- Given material:
----

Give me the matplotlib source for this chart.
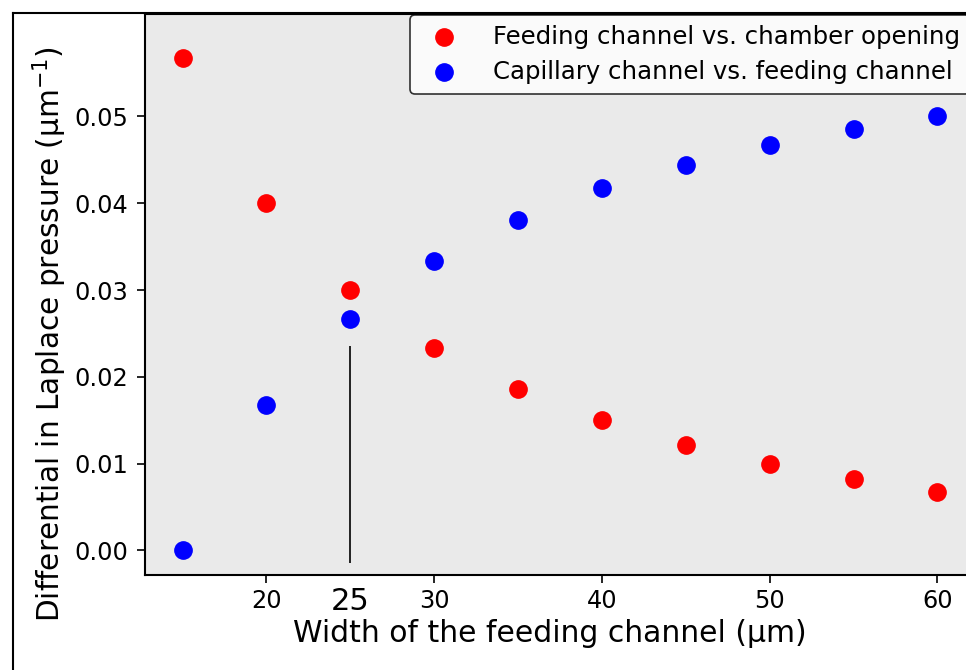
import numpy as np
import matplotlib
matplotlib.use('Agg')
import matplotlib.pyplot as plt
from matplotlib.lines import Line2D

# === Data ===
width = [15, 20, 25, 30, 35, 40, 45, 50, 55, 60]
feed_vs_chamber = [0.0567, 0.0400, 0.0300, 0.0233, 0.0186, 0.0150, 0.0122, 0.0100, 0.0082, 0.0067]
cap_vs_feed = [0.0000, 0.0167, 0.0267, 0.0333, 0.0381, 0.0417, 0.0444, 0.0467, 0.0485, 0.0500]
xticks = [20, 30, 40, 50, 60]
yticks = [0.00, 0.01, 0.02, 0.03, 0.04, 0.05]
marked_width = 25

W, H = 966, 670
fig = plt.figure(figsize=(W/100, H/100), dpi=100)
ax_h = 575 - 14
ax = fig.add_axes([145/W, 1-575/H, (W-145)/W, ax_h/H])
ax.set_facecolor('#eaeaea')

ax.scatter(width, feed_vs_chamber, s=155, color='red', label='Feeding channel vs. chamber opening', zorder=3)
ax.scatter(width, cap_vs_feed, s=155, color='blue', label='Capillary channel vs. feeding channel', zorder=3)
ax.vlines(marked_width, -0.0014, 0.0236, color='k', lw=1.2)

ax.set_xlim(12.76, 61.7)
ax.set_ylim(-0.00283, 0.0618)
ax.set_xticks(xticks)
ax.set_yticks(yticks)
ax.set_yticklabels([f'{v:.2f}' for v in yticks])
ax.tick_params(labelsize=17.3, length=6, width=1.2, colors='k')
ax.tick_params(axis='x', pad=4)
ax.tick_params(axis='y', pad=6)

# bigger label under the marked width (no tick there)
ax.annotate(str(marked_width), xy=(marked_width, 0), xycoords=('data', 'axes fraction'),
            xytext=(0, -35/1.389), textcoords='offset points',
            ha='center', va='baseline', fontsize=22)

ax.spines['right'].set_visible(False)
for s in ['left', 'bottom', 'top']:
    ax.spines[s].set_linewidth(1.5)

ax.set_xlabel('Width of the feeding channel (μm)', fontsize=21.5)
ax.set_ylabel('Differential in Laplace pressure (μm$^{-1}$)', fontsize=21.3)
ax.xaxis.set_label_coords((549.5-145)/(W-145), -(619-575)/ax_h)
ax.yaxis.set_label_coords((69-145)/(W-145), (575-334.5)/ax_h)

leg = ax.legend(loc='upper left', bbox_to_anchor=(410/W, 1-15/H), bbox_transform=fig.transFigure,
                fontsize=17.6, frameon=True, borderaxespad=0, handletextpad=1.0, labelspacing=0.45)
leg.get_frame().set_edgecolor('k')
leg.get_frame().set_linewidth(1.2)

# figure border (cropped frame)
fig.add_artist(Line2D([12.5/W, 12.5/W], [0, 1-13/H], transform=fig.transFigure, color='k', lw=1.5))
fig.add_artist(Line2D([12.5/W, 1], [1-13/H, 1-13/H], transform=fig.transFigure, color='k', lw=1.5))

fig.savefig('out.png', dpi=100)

----

- What needs to be done:
Repeat, with no pictures, each line from the beginning of the data through the line containing "ax.set_facecolor('#eaeaea')", inclusive.

- Full answer:
Give me the matplotlib source for this chart.
import numpy as np
import matplotlib
matplotlib.use('Agg')
import matplotlib.pyplot as plt
from matplotlib.lines import Line2D

# === Data ===
width = [15, 20, 25, 30, 35, 40, 45, 50, 55, 60]
feed_vs_chamber = [0.0567, 0.0400, 0.0300, 0.0233, 0.0186, 0.0150, 0.0122, 0.0100, 0.0082, 0.0067]
cap_vs_feed = [0.0000, 0.0167, 0.0267, 0.0333, 0.0381, 0.0417, 0.0444, 0.0467, 0.0485, 0.0500]
xticks = [20, 30, 40, 50, 60]
yticks = [0.00, 0.01, 0.02, 0.03, 0.04, 0.05]
marked_width = 25

W, H = 966, 670
fig = plt.figure(figsize=(W/100, H/100), dpi=100)
ax_h = 575 - 14
ax = fig.add_axes([145/W, 1-575/H, (W-145)/W, ax_h/H])
ax.set_facecolor('#eaeaea')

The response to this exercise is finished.